Ask what his behaviour is like ridden and on the ground, ask if he has any vices, and what he has done in his ridden career to date. Bear in mind his age...
I would ask if they have any history with him from previous owners unless he is homebred, i would also ask what position he assumes in a herd and wether or not he can live in a mixed herd..
I would also ask what he is like with traffic and farm machinery, with the farrier, in a stable.
What feed is he fed and supplements if any...
Does he load...(check dont just take yes as a definate answer)
what tack and bit is he ridden in and why..
I would want to see him caught from the field, tacked up and ridden before i tried him. Also wether he is nervous when on his own and if he will ride out alone.
I would be specifically looking for any behavioural issues when ridden such as rearing, bucking, bolting etc.
those are just a few of the things i would be asking...I would also ask if i could have a trial period (not sure if you do this in the U.S but we do over here)..x


----------



## LadyGaGa (Oct 13, 2010)

He looks a sweetie by the way....)


----------



## collvm (Oct 14, 2010)

Thank you so much LadyGAGA for help and the questions, I will make sure to ask these questions as these are important.

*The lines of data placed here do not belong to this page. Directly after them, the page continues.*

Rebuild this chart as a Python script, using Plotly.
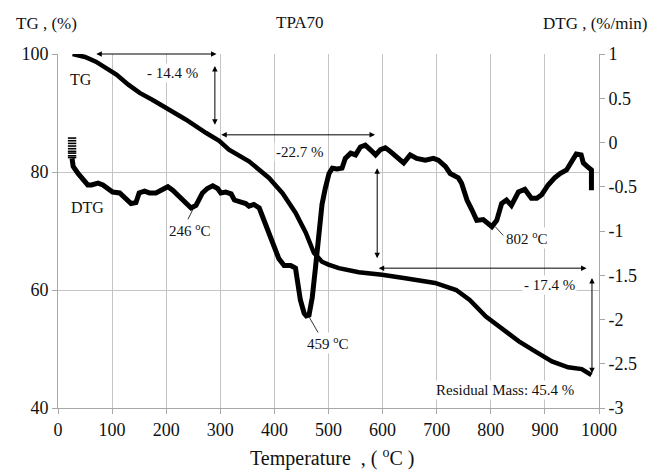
import plotly.graph_objects as go

# ---------------- data ----------------
tg_temp = [27, 50, 70, 90, 108, 130, 151, 175, 200, 236, 274, 298, 316, 353, 390, 415,
           439, 458, 473, 488, 500, 519, 556, 599, 642, 697, 736, 761, 791, 822, 852,
           882, 913, 943, 968, 986]
tg_mass = [100.0, 99.5, 98.7, 97.6, 96.5, 94.8, 93.4, 92.2, 90.9, 88.9, 86.6, 85.3, 83.8,
           81.8, 79.0, 76.4, 73.1, 69.7, 66.3, 64.8, 64.3, 63.7, 63.0, 62.6, 62.0, 61.2,
           60.0, 58.3, 55.5, 53.3, 51.3, 49.6, 47.9, 46.9, 46.6, 45.6]

dtg_temp = [26, 28, 37, 46, 55, 62, 68, 74, 83, 92, 101, 114, 126, 135, 144, 150, 160, 169,
            181, 193, 203, 212, 224, 237, 246, 255, 267, 276, 286, 295, 301, 310, 320, 326,
            338, 347, 353, 362, 372, 381, 390, 399, 408, 418, 430, 439, 442, 448, 455, 459,
            464, 470, 476, 482, 488, 494, 501, 507, 516, 525, 531, 541, 550, 559, 568, 577,
            587, 596, 605, 614, 630, 639, 651, 663, 679, 694, 703, 716, 725, 734, 740, 746,
            750, 756, 765, 774, 786, 796, 802, 811, 820, 829, 838, 851, 863, 875, 885, 894,
            906, 918, 928, 940, 949, 958, 967, 971, 978, 986, 986]
dtg_rate = [-0.18, -0.27, -0.35, -0.42, -0.48, -0.48, -0.47, -0.46, -0.48, -0.52, -0.56,
            -0.57, -0.63, -0.69, -0.68, -0.57, -0.55, -0.57, -0.57, -0.54, -0.50, -0.54,
            -0.61, -0.69, -0.74, -0.71, -0.57, -0.52, -0.49, -0.52, -0.57, -0.56, -0.58,
            -0.65, -0.67, -0.69, -0.72, -0.70, -0.74, -0.88, -1.01, -1.18, -1.31, -1.39,
            -1.39, -1.42, -1.56, -1.78, -1.93, -1.96, -1.95, -1.75, -1.41, -1.03, -0.70,
            -0.52, -0.35, -0.29, -0.30, -0.29, -0.18, -0.12, -0.14, -0.05, -0.03, -0.08,
            -0.14, -0.08, -0.06, -0.10, -0.18, -0.23, -0.14, -0.18, -0.20, -0.18, -0.20,
            -0.27, -0.35, -0.39, -0.40, -0.46, -0.54, -0.65, -0.76, -0.88, -0.87, -0.93,
            -0.95, -0.88, -0.69, -0.65, -0.71, -0.56, -0.53, -0.63, -0.63, -0.59, -0.48,
            -0.40, -0.35, -0.31, -0.22, -0.13, -0.14, -0.23, -0.27, -0.31, -0.54]

# noisy start of the DTG record (stacked short dashes)
dtg_start_temp = [26, 26, 26, 26, 26, 26, 26, 26, 26]
dtg_start_rate = [0.05, 0.02, -0.01, -0.04, -0.07, -0.10, -0.12, -0.15, -0.17]

x_ticks = [0, 100, 200, 300, 400, 500, 600, 700, 800, 900, 1000]
y_ticks = [40, 60, 80, 100]
y2_ticks = [1, 0.5, 0, -0.5, -1, -1.5, -2, -2.5, -3]
y2_labels = ["1", "0.5", "0", "-0.5", "-1", "-1.5", "-2", "-2.5", "-3"]

# double arrows on TG axis: (x0, y0, x1, y1)
mass_arrows = [(68, 100.0, 293, 100.0),
               (290, 98.2, 290, 88.0),
               (299, 86.3, 586, 86.3),
               (590, 80.9, 590, 65.4),
               (590, 63.7, 977, 63.7),
               (987, 62.3, 987, 45.9)]
step_labels = [("- 14.4 %", 212, 96.8), ("-22.7 %", 447, 83.45), ("- 17.4 %", 909, 60.8),
               ("Residual Mass: 45.4 %", 827, 43.1)]
peak_labels = [("246 <sup>o</sup>C", 244, -0.99), ("459 <sup>o</sup>C", 499, -2.26),
               ("802 <sup>o</sup>C", 867, -1.08)]
peak_leaders = [(249, -0.76, 240, -0.87), (464, -1.97, 482, -2.16), (808, -0.95, 823, -1.05)]

# ---------------- figure ----------------
FONT = "Liberation Serif"
GRID = "#c4c4c4"
AX = "#a8a8a8"

fig = go.Figure()
fig.add_trace(go.Scatter(x=tg_temp, y=tg_mass, mode="lines",
                         line=dict(color="black", width=4.5), showlegend=False))
fig.add_trace(go.Scatter(x=dtg_temp, y=dtg_rate, mode="lines", yaxis="y2",
                         line=dict(color="black", width=5), showlegend=False))
fig.add_trace(go.Scatter(x=dtg_start_temp, y=dtg_start_rate, mode="markers", yaxis="y2",
                         marker=dict(symbol="line-ew-open", size=6, color="black",
                                     line=dict(color="black", width=1.6)),
                         showlegend=False))

annotations = []
for x0, y0, x1, y1 in mass_arrows:
    annotations.append(dict(x=x1, y=y1, ax=x0, ay=y0, xref="x", yref="y", axref="x", ayref="y",
                            text="", showarrow=True, arrowside="end+start",
                            arrowhead=2, startarrowhead=2, arrowsize=1.1, startarrowsize=1.1,
                            arrowwidth=1, arrowcolor="black", standoff=0, startstandoff=0))
for txt, x, y in step_labels:
    annotations.append(dict(x=x, y=y, xref="x", yref="y", text=txt, showarrow=False,
                            bgcolor="white", borderpad=1,
                            font=dict(family=FONT, size=15, color="#111")))
for txt, x, y in peak_labels:
    annotations.append(dict(x=x, y=y, xref="x", yref="y2", text=txt, showarrow=False,
                            bgcolor="white", borderpad=1,
                            font=dict(family=FONT, size=15, color="#111")))
annotations.append(dict(x=43, y=95.6, xref="x", yref="y", text="TG", showarrow=False,
                        font=dict(family=FONT, size=16, color="#111")))
annotations.append(dict(x=54, y=-0.73, xref="x", yref="y2", text="DTG", showarrow=False,
                        font=dict(family=FONT, size=16, color="#111")))
# titles
annotations.append(dict(x=-0.081, y=1.085, xref="paper", yref="paper", xanchor="left",
                        yanchor="middle", text="TG , (%)", showarrow=False,
                        font=dict(family=FONT, size=17, color="#111")))
annotations.append(dict(x=0.892, y=1.085, xref="paper", yref="paper", xanchor="left",
                        yanchor="middle", text="DTG , (%/min)", showarrow=False,
                        font=dict(family=FONT, size=17, color="#111")))
annotations.append(dict(x=0.4475, y=1.09, xref="paper", yref="paper", xanchor="center",
                        yanchor="middle", text="TPA70", showarrow=False,
                        font=dict(family=FONT, size=17, color="#111")))
annotations.append(dict(x=0.506, y=-0.141, xref="paper", yref="paper", xanchor="center",
                        yanchor="middle", text="Temperature  , ( <sup>o</sup>C )", showarrow=False,
                        font=dict(family=FONT, size=20, color="#111")))

shapes = []
for x0, y0, x1, y1 in peak_leaders:
    shapes.append(dict(type="line", x0=x0, y0=y0, x1=x1, y1=y1, xref="x", yref="y2",
                       line=dict(color="#333", width=1)))

fig.update_layout(
    width=649, height=470,
    margin=dict(l=58, r=48, t=54, b=62),
    paper_bgcolor="white", plot_bgcolor="white",
    font=dict(family=FONT, size=18, color="#111"),
    xaxis=dict(range=[0, 1000], tickvals=x_ticks, showgrid=True, gridcolor=GRID, gridwidth=1,
               showline=True, linecolor=AX, linewidth=1, zeroline=False,
               ticks="outside", ticklen=5, tickcolor=AX, tickfont=dict(size=18)),
    yaxis=dict(range=[40, 100], tickvals=y_ticks, showgrid=True, gridcolor=GRID, gridwidth=1,
               showline=True, linecolor=AX, linewidth=1, zeroline=False,
               ticks="outside", ticklen=5, tickcolor=AX, tickfont=dict(size=18)),
    yaxis2=dict(range=[-3, 1], tickvals=y2_ticks, ticktext=y2_labels, overlaying="y",
                side="right", showgrid=False, showline=True, linecolor=AX, linewidth=1,
                zeroline=False, ticks="outside", ticklen=5, tickcolor=AX,
                tickfont=dict(size=18)),
    annotations=annotations,
    shapes=shapes,
)

fig.write_html("out.html")
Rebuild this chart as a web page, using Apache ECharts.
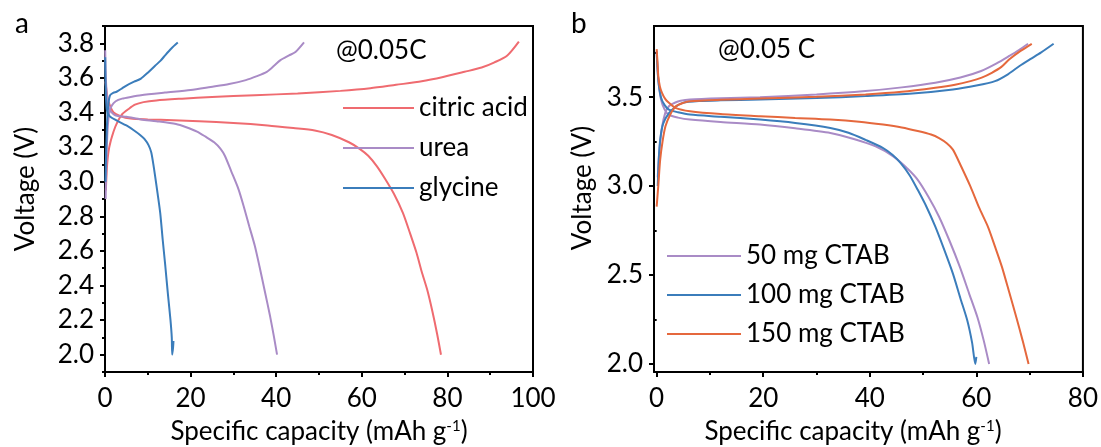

I did ask a couple when I first emailed her so I know the answers on those, but I am still going to want to see how he acts while I am there. She said he was a sweetie, so I am hoping that she holds up to that when I go to see him.


----------



## LadyGaGa (Oct 13, 2010)

I wouldnt commit to a purchase personally either unless i had been several times and tried him more than once...Best of luck hope he is what you are looking for...x


----------



## collvm (Oct 14, 2010)

Me too  thank you again!


----------



## equiniphile (Aug 16, 2009)

Ask for a proper conformation photo


----------



## LadyGaGa (Oct 13, 2010)

I dont rate conformation as a major point of sale to be fair...I would much rather have a horse who is safe sane and reliable but has slight conformation faults than one that isnt well mannered and safe but has amazing conformation....It all depends on what you want the horse for...Breeding or showing will place greater emphasis on requiring good conformation whilst pleasure riding and fun does not...(In my opinion at least..lol...) Conformation is the holy grail of the horse world at the moment...everyone rambles on about it but few understand it...basically a horses conformation relates to its effectivness to perform its task...A correctly proportioned horse will be naturally well balanced, moving freely and economically.


----------



## collvm (Oct 14, 2010)

Even though I pay attention to the confirmation of a horse, mainly making sure there aren't any major flaws it will not be my deciding factor of whether I buy the horse or not. I look for a horse with personality, good ground manners and willingness. I am not ready to show a horse or anything like that right now. I am just want a horse I can enjoy taking on trail rides and be able to work with to make him my own. I just enjoy the company of horses, so it doesn't have to be show quality for me. But I will not pay for a horse that I do not see justifies the price a person is offering....unfortunately the horse I posted about doesn't seem to be working out, she is not wanting to come off the price and he just didn't feel right. There was no connection, maybe it was because of the atmosphere, I don't know, just wasnt right.....I will probably make one last trip to go check him out, but I am usually pretty good with picking animals that fit me.....so we will see.....on with the looking


----------